[Data listing]:
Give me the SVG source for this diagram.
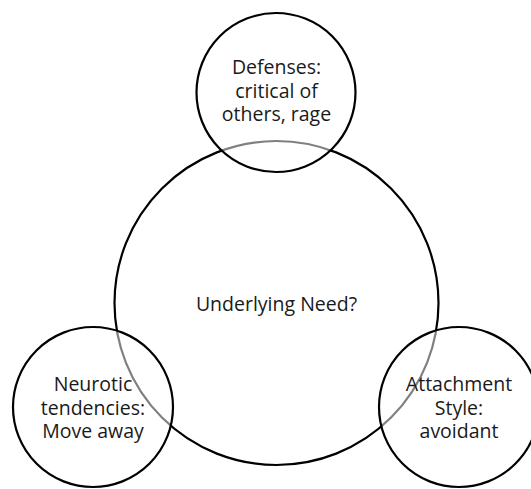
<svg xmlns="http://www.w3.org/2000/svg" width="531" height="489" viewBox="0 0 531 489">
  <style>
    .ring { stroke: #000; stroke-width: 2.2; }
    .core { fill: #fff; }
    .satellite { fill: #fff; fill-opacity: 0.5; }
    .label { font-family: "Open Sans", "Liberation Sans", sans-serif; font-size: 19.5px; fill: #1a1a1a; text-anchor: middle; }
  </style>
  <rect width="531" height="489" fill="#fff"/>

  <!-- central circle -->
  <g id="need">
    <circle class="ring core" cx="276.5" cy="303" r="162"/>
    <text class="label" x="276.5" y="311">Underlying Need?</text>
  </g>

  <!-- satellite circles, translucent so the central ring shows through grey -->
  <g id="defenses">
    <circle class="ring satellite" cx="276" cy="92.5" r="79.5"/>
    <text class="label" x="276.5" y="74">Defenses:</text>
    <text class="label" x="276.5" y="98">critical of</text>
    <text class="label" x="276.5" y="121">others, rage</text>
  </g>

  <g id="neurotic">
    <circle class="ring satellite" cx="93" cy="407" r="80"/>
    <text class="label" x="93" y="391">Neurotic</text>
    <text class="label" x="93" y="415">tendencies:</text>
    <text class="label" x="93" y="438">Move away</text>
  </g>

  <g id="attachment">
    <circle class="ring satellite" cx="459" cy="407" r="80"/>
    <text class="label" x="459" y="391">Attachment</text>
    <text class="label" x="459" y="415">Style:</text>
    <text class="label" x="459" y="438">avoidant</text>
  </g>

  <g id="connectors"/>
</svg>
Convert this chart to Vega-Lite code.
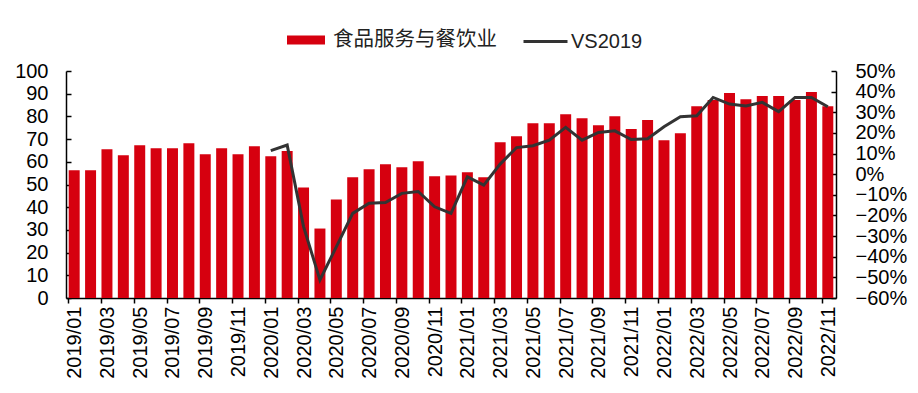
{
  "$schema": "https://vega.github.io/schema/vega-lite/v6.json",
  "width": 770,
  "height": 227,
  "autosize": {"type": "none"},
  "padding": {"left": 66, "top": 71, "right": 82, "bottom": 95},
  "config": {
    "font": "Liberation Sans",
    "view": {"stroke": null},
    "axis": {
      "labelFont": "Liberation Sans",
      "labelFontSize": 20,
      "labelColor": "#000000",
      "domainColor": "#000000",
      "tickColor": "#000000",
      "domainWidth": 1.5,
      "tickWidth": 1.5,
      "grid": false,
      "title": null
    },
    "legend": {
      "labelFont": "Liberation Sans, Noto Sans CJK SC",
      "labelFontSize": 20,
      "labelColor": "#222222",
      "labelLimit": 400
    }
  },
  "data": {
    "values": [
      {"m": "2019/01", "v": 56.3, "vs": null},
      {"m": "2019/02", "v": 56.3, "vs": null},
      {"m": "2019/03", "v": 65.5, "vs": null},
      {"m": "2019/04", "v": 62.9, "vs": null},
      {"m": "2019/05", "v": 67.3, "vs": null},
      {"m": "2019/06", "v": 66.0, "vs": null},
      {"m": "2019/07", "v": 66.0, "vs": null},
      {"m": "2019/08", "v": 68.2, "vs": null},
      {"m": "2019/09", "v": 63.3, "vs": null},
      {"m": "2019/10", "v": 66.0, "vs": null},
      {"m": "2019/11", "v": 63.3, "vs": null},
      {"m": "2019/12", "v": 66.9, "vs": null},
      {"m": "2020/01", "v": 62.4, "vs": 0.114},
      {"m": "2020/02", "v": 64.8, "vs": 0.141},
      {"m": "2020/03", "v": 48.7, "vs": -0.254},
      {"m": "2020/04", "v": 30.6, "vs": -0.512},
      {"m": "2020/05", "v": 43.4, "vs": -0.352},
      {"m": "2020/06", "v": 53.2, "vs": -0.19},
      {"m": "2020/07", "v": 56.7, "vs": -0.141},
      {"m": "2020/08", "v": 58.9, "vs": -0.137},
      {"m": "2020/09", "v": 57.6, "vs": -0.093},
      {"m": "2020/10", "v": 60.2, "vs": -0.084},
      {"m": "2020/11", "v": 53.6, "vs": -0.158},
      {"m": "2020/12", "v": 54.0, "vs": -0.19},
      {"m": "2021/01", "v": 55.4, "vs": -0.013},
      {"m": "2021/02", "v": 53.2, "vs": -0.053},
      {"m": "2021/03", "v": 68.6, "vs": 0.049},
      {"m": "2021/04", "v": 71.3, "vs": 0.129},
      {"m": "2021/05", "v": 77.0, "vs": 0.138},
      {"m": "2021/06", "v": 77.0, "vs": 0.165},
      {"m": "2021/07", "v": 81.0, "vs": 0.227},
      {"m": "2021/08", "v": 79.2, "vs": 0.165},
      {"m": "2021/09", "v": 76.1, "vs": 0.202},
      {"m": "2021/10", "v": 80.1, "vs": 0.21},
      {"m": "2021/11", "v": 74.4, "vs": 0.168},
      {"m": "2021/12", "v": 78.4, "vs": 0.172},
      {"m": "2022/01", "v": 69.5, "vs": 0.23},
      {"m": "2022/02", "v": 72.6, "vs": 0.278},
      {"m": "2022/03", "v": 84.5, "vs": 0.283},
      {"m": "2022/04", "v": 87.2, "vs": 0.372},
      {"m": "2022/05", "v": 90.3, "vs": 0.34},
      {"m": "2022/06", "v": 87.6, "vs": 0.33},
      {"m": "2022/07", "v": 89.0, "vs": 0.348},
      {"m": "2022/08", "v": 89.0, "vs": 0.303},
      {"m": "2022/09", "v": 87.2, "vs": 0.372},
      {"m": "2022/10", "v": 90.7, "vs": 0.372},
      {"m": "2022/11", "v": 84.5, "vs": 0.327}
    ]
  },
  "encoding": {
    "x": {
      "field": "m",
      "type": "ordinal",
      "sort": null,
      "scale": {"paddingInner": 0.33, "paddingOuter": 0.165},
      "axis": {
        "values": ["2019/01", "2019/03", "2019/05", "2019/07", "2019/09", "2019/11", "2020/01", "2020/03", "2020/05", "2020/07", "2020/09", "2020/11", "2021/01", "2021/03", "2021/05", "2021/07", "2021/09", "2021/11", "2022/01", "2022/03", "2022/05", "2022/07", "2022/09", "2022/11"],
        "labelAngle": -90,
        "bandPosition": 0,
        "labelOffset": 1,
        "tickSize": 5,
        "labelPadding": 3
      }
    }
  },
  "layer": [
    {
      "mark": {"type": "bar"},
      "encoding": {
        "y": {
          "field": "v",
          "type": "quantitative",
          "scale": {"domain": [0, 100]},
          "axis": {
            "orient": "left",
            "values": [0, 10, 20, 30, 40, 50, 60, 70, 80, 90, 100],
            "tickSize": -5,
            "labelPadding": 23
          }
        },
        "fill": {
          "datum": "食品服务与餐饮业",
          "type": "nominal",
          "scale": {"range": ["#D6000F"]},
          "legend": {
            "orient": "none",
            "legendX": 221,
            "legendY": -50,
            "title": null,
            "padding": 0,
            "symbolType": "M-1,-0.24H1V0.24H-1Z",
            "symbolSize": 1444,
            "symbolStrokeWidth": 0,
            "labelFontSize": 20.5,
            "labelLimit": 400,
            "labelOffset": 8
          }
        }
      }
    },
    {
      "transform": [{"filter": "datum.vs != null"}],
      "mark": {"type": "line", "strokeWidth": 3},
      "encoding": {
        "y": {
          "field": "vs",
          "type": "quantitative",
          "scale": {"domain": [-0.6, 0.5]},
          "axis": {
            "orient": "right",
            "format": ".0%",
            "values": [-0.6, -0.5, -0.4, -0.3, -0.2, -0.1, 0, 0.1, 0.2, 0.3, 0.4, 0.5],
            "tickSize": -5,
            "labelPadding": 24
          }
        },
        "stroke": {
          "datum": "VS2019",
          "type": "nominal",
          "scale": {"range": ["#333333"]},
          "legend": {
            "orient": "none",
            "legendX": 456,
            "legendY": -53,
            "title": null,
            "padding": 0,
            "symbolType": "stroke",
            "symbolSize": 1936,
            "symbolStrokeWidth": 3,
            "labelOffset": 2
          }
        }
      }
    }
  ],
  "resolve": {"scale": {"y": "independent"}}
}
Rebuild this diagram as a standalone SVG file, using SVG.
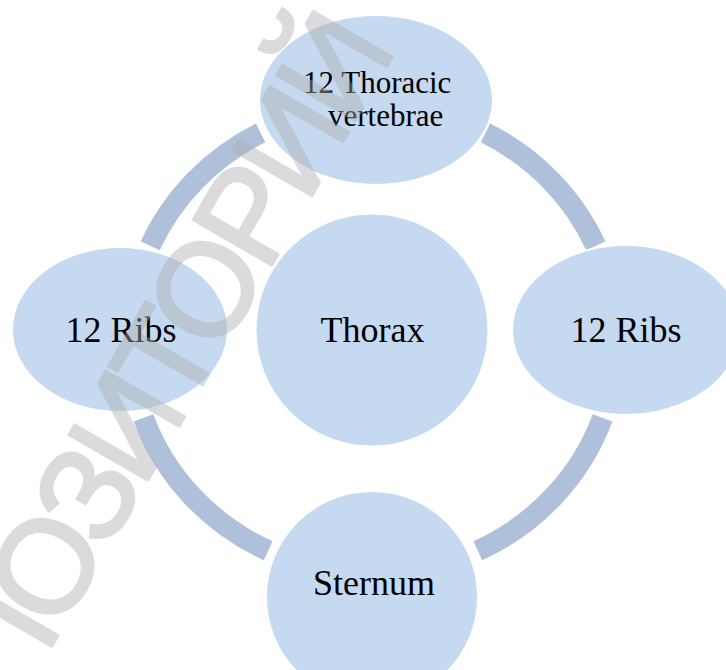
<svg xmlns="http://www.w3.org/2000/svg" width="726" height="670" viewBox="0 0 726 670">
  <style>
    .node { fill: #c5d9f0; stroke: #ffffff; stroke-width: 2; }
    .ring { fill: none; stroke: #afc0db; stroke-width: 21; stroke-linecap: butt; }
    .label { fill: #000000; font-family: "Liberation Serif", "Times New Roman", serif; }
    .big { font-size: 36px; text-anchor: middle; }
    .small { font-size: 31px; }
    .mark { font-family: "Liberation Sans", Arial, sans-serif; font-size: 132px; letter-spacing: -8px;
            fill: #aeaeae; stroke: #aeaeae; stroke-width: 3; stroke-linejoin: round; }
  </style>
  <rect width="726" height="670" fill="#ffffff"/>

  <!-- cycle arcs between the outer nodes -->
  <g id="connectors">
    <path class="ring" d="M150.2,245.8 A243.5,233.5 0 0 1 260.6,132.9"/>
    <path class="ring" d="M485.4,132.9 A243.5,233.5 0 0 1 595.8,245.8"/>
    <path class="ring" d="M602.5,417.9 A243.5,233.5 0 0 1 477.8,550.8"/>
    <path class="ring" d="M268.2,550.8 A243.5,233.5 0 0 1 143.5,417.9"/>
  </g>

  <g id="node-thorax">
    <circle class="node" cx="372" cy="330" r="116.5"/>
    <text class="label big" x="372.5" y="342">Thorax</text>
  </g>

  <g id="node-vertebrae">
    <ellipse class="node" cx="376" cy="100" rx="117" ry="85"/>
    <text class="label small" x="303" y="93">12 Thoracic</text>
    <text class="label small" x="328" y="126">vertebrae</text>
  </g>

  <g id="node-ribs-left">
    <ellipse class="node" cx="120" cy="329.5" rx="108" ry="82.5"/>
    <text class="label big" x="121" y="342">12 Ribs</text>
  </g>

  <g id="node-ribs-right">
    <ellipse class="node" cx="626" cy="330" rx="114" ry="85"/>
    <text class="label big" x="626" y="342">12 Ribs</text>
  </g>

  <g id="node-sternum">
    <circle class="node" cx="372" cy="597" r="106"/>
    <text class="label big" x="374" y="595" font-size="37">Sternum</text>
  </g>

  <!-- diagonal repository stamp over the page -->
  <g id="stamp" opacity="0.43">
    <text class="mark" transform="rotate(-60)" x="-766" y="368">РЕПОЗИТОРИЙ</text>
  </g>
</svg>
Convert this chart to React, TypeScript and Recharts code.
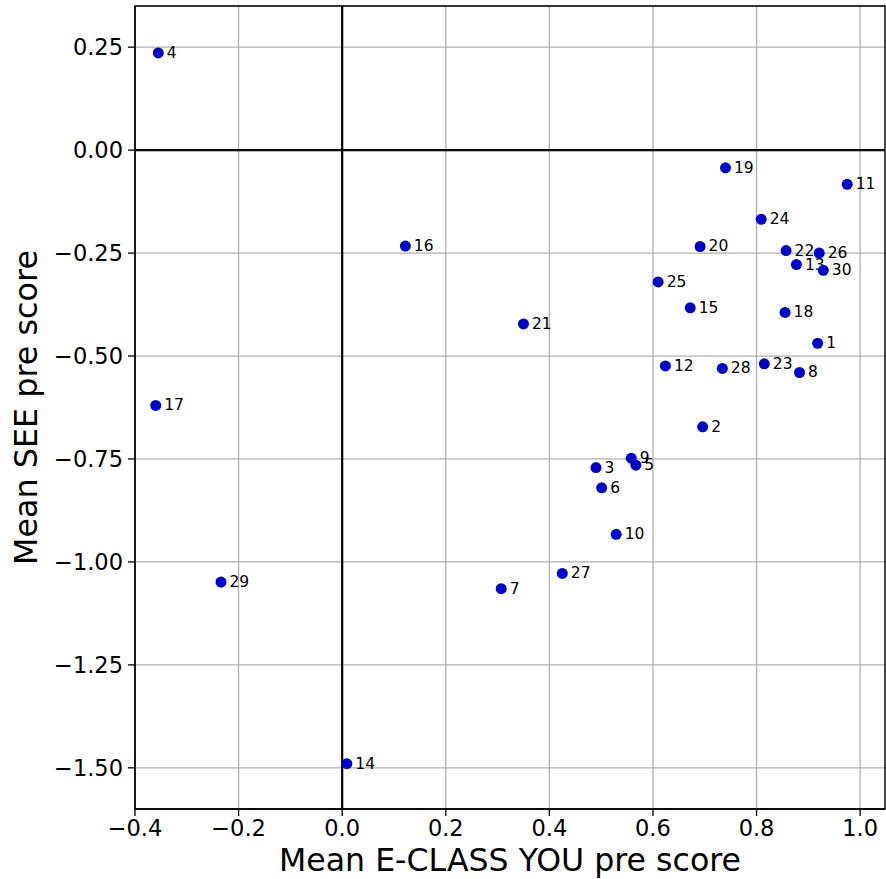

[What is asked]:
Leave out every line without the string "chart" and copy the rest.

[Task answer]:
Convert this chart to Vega-Lite code.
Convert this chart to React, TypeScript and Recharts code.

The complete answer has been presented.